Spool forward a while and it's 2000 and I'm working for a big publishing company and life is OK, you know. I make decisions. I exchange droll badinage with the likes of Ian Hislop and Johnny Vaughan. I consider getting a suit made, a proper one. Occasionally I Google my own name and the result is not displeasing. And pop music is still there but I'm not listening to it, just hearing it. In fact, I'm starting to prefer instrumentals because they make better background music while I work. Print runs. Blurbs. Find a picture researcher. What about the Spanish edition. Talk to the Daily Express. Stay late. Drink coffee. Talk to The Bookseller. Reissue, repackage. Pick a colour for the cover.

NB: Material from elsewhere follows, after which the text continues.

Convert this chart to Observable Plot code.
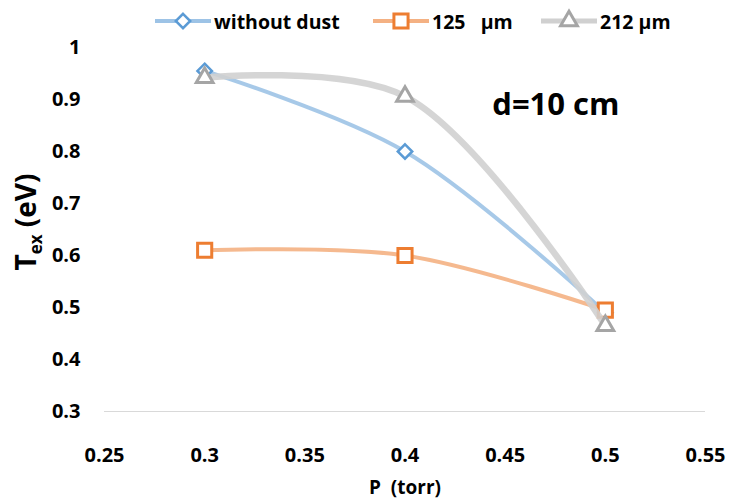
<!DOCTYPE html>
<html><head><meta charset="utf-8">
<script src="https://cdn.jsdelivr.net/npm/d3@7"></script>
<script src="https://cdn.jsdelivr.net/npm/@observablehq/plot@0.6"></script>
<style>
body{margin:0;background:#fff;font-family:"Open Sans",sans-serif;}
#wrap{position:relative;width:729px;height:502px;}
#legend{position:absolute;top:7px;left:0;width:729px;height:28px;font-weight:bold;font-size:19.5px;color:#000;}
.item{position:absolute;top:0;display:flex;align-items:center;height:28px;white-space:pre;}
.item svg{margin-right:3px;}
</style></head>
<body><div id="wrap"><div id="legend"></div><div id="chart"></div></div>
<script>
const pressure = [0.3, 0.4, 0.5];
const withoutDust = [0.955, 0.80, 0.49];
const dust125 = [0.61, 0.60, 0.495];
const dust212 = [0.942, 0.906, 0.465];
const seriesNames = ["without dust", "125   µm", "212 µm"];
const xTicks = [0.25, 0.3, 0.35, 0.4, 0.45, 0.5, 0.55];
const yTicks = [0.3, 0.4, 0.5, 0.6, 0.7, 0.8, 0.9, 1];

const styles = [
  {line:"#9dc3e6", lw:4, mk:"#5b9bd5", sym:"diamond2", r:6.5, sw:2.5},
  {line:"#f4b183", lw:4, mk:"#ed7d31", sym:"square2", r:9, sw:3},
  {line:"#d0d0d0", lw:6.5, mk:"#a5a5a5", sym:"triangle2", r:8, sw:3}
];
const seriesVals = [withoutDust, dust125, dust212];
const data = seriesVals.flatMap((vals, i) => vals.map((v, j) => ({x: pressure[j], y: v, s: i})));

const marks = [Plot.ruleY([0.3], {stroke:"#d9d9d9", strokeWidth:1})];
seriesVals.forEach((vals, i) => {
  const d = data.filter(e => e.s === i);
  marks.push(Plot.line(d, {x:"x", y:"y", stroke:styles[i].line, strokeWidth:styles[i].lw, curve:"catmull-rom", strokeOpacity:0.9}));
  marks.push(Plot.dot(d, {x:"x", y:"y", symbol:() => styles[i].sym, r:styles[i].r, stroke:styles[i].mk, strokeWidth:styles[i].sw, fill:"white"}));
});
marks.push(Plot.text(["d=10 cm"], {frameAnchor:"top-right", dx:-86, dy:45, text:d=>d, fontSize:31, fontWeight:"bold", fill:"#000"}));

const chart = Plot.plot({
  width:729, height:502,
  marginTop:47, marginBottom:91, marginLeft:104, marginRight:24,
  style:{fontFamily:"'Open Sans', sans-serif", fontSize:"20px", fontWeight:"bold", color:"#000", background:"#fff"},
  x:{domain:[0.25,0.55], ticks:xTicks, tickSize:0, tickPadding:36, tickFormat:d=>String(d), label:null},
  y:{domain:[0.3,1], ticks:yTicks, tickSize:0, tickPadding:24, tickFormat:d=>String(d), label:null},
  symbol:{type:"identity"},
  marks
});
document.getElementById("chart").appendChild(chart);

const svg = d3.select(chart);
svg.append("text").attr("x",405).attr("y",494).attr("text-anchor","middle")
  .attr("font-size",19).attr("font-weight","bold").attr("fill","#000").style("white-space","pre").text("P  (torr)");
const yl = svg.append("text").attr("transform","translate(36,222) rotate(-90)").attr("text-anchor","middle")
  .attr("font-size",28).attr("font-weight","bold").attr("fill","#000").style("white-space","pre");
yl.append("tspan").text("T");
yl.append("tspan").attr("font-size",17).attr("dy",6).text("ex");
yl.append("tspan").attr("dy",-6).text(" (eV)");

// legend
const legend = d3.select("#legend");
const lx = [155, 373, 541];
seriesNames.forEach((name, i) => {
  const it = legend.append("div").attr("class","item").style("left", lx[i] + "px");
  const s = it.append("svg").attr("width",56).attr("height",28);
  s.append("line").attr("x1",0).attr("x2",56).attr("y1",14).attr("y2",14)
    .attr("stroke",styles[i].line).attr("stroke-width",i===2?5:4);
  s.append("path").attr("transform","translate(28,14)")
    .attr("d", d3.symbol(i===0?d3.symbolDiamond2:i===1?d3.symbolSquare2:d3.symbolTriangle2, Math.PI*styles[i].r*styles[i].r)())
    .attr("fill","white").attr("stroke",styles[i].mk).attr("stroke-width",styles[i].sw);
  it.append("span").text(name);
});
</script></body></html>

And at the same time, I'm playing a triple CD called 69 Love Songs by The Magnetic Fields. And, crazy as it seems, it contains sixty-nine songs about love: sweet, bitter and the other. And there I am, trying to choose a colour for the cover of the next book, when track five of the first disc begins. It's called 'Reno Dakota'. Female vocal (Claudia Gonson). Something that sounds like a ukulele or an autoharp or a banjo (as played by Gabriel the toad on Bagpuss). Crazy rhymes, some of them for "Dakota". One minute five seconds. And Claudia sings the couplet...

It's making me blue

Pantone 292


...just as I'm looking at the swatches of colours to pick the Pantone reference for the book (numerical Pantone references indicate a specific combination of primary colours, to enable designers and printers to get a precise match). And, for about two of the sixty-five seconds that the track lasts, Claudia is talking to me. Me. She said that to *me*. She's saying a little something to me about my life in a way that nobody has for a decade and a half.

And then I decide we'll do the cover in orange. Which is significant, I think, although I'm not quite sure how or why.

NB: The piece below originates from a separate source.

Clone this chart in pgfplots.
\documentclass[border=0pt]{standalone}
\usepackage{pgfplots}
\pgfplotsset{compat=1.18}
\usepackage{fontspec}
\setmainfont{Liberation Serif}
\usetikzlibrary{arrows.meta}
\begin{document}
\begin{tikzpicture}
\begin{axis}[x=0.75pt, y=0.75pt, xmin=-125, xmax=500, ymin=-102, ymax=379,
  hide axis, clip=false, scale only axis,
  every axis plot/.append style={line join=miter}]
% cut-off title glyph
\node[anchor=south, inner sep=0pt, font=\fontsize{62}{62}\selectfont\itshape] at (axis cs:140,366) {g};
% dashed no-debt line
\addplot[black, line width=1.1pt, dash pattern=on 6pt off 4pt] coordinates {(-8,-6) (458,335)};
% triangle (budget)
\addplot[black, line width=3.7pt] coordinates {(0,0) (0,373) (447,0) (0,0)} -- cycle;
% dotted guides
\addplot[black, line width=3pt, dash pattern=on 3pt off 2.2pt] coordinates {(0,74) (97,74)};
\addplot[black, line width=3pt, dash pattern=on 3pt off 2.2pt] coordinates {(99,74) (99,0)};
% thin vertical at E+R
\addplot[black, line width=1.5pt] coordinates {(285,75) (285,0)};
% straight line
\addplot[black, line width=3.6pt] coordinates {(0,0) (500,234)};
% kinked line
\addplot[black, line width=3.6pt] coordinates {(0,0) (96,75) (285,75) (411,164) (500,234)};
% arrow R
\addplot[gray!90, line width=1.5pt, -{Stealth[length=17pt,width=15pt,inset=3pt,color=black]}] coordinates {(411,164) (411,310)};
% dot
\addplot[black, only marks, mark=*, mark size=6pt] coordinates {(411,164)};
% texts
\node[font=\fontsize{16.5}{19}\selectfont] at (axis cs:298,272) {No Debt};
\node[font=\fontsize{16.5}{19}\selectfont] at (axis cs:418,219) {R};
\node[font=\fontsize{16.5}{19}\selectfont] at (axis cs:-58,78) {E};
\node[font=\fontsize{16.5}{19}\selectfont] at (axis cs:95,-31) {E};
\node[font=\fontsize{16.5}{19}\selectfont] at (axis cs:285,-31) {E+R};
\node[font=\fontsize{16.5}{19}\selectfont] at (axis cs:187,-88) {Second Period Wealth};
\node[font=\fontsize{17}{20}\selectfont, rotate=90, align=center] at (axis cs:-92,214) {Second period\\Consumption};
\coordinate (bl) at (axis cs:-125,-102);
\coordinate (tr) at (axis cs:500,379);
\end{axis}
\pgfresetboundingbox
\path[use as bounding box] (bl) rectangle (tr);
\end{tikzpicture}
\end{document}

Wednesday, October 10, 2007

Purple faze

I've been reading Graham Greene's A Burnt-Out Case, and came upon this sentence: "She finished off a horrible mauve dessert before she spoke again."

It got me thinking: we don't really have mauve things any more, do we? Most people, if they could be bothered to express an opinion, would suggest that mauve is just a kind of purple, possibly a bit paler than the norm, which then leads to the question of why the paler versions of some colours (pink, mauve) have special names, while others (light blue, light green) don't. But would you really want to paint your bathroom mauve, or buy a pair of mauve shoes? Would anyone have wanted 2 see U laughing in the dark mauve rain?

Part of the problem is that there's no definitive rule on what's mauve and what's, say, lilac. Until Pantone swatch books become as ubiquitous as Harry Potter, we may as well all be talking different languages. It's possible that lots of things are mauve, but it's the word itself that's become passé, along with the likes of 'buff' and 'tawny'.

Go back to Greene, and you realise he's onto something with the conjunction of 'mauve' and 'horrible'. A purple dessert - something like a nice summer pudding, maybe - wouldn't have had the same effect. 'Mauve' doesn't just suggest a colour. It hints at something fake, concocted, synthetic. Which, of course, it originally was. Maybe that's it: in a world where we're desperate to clutch onto notions (delusions?) of authenticity, mauve just isn't real enough.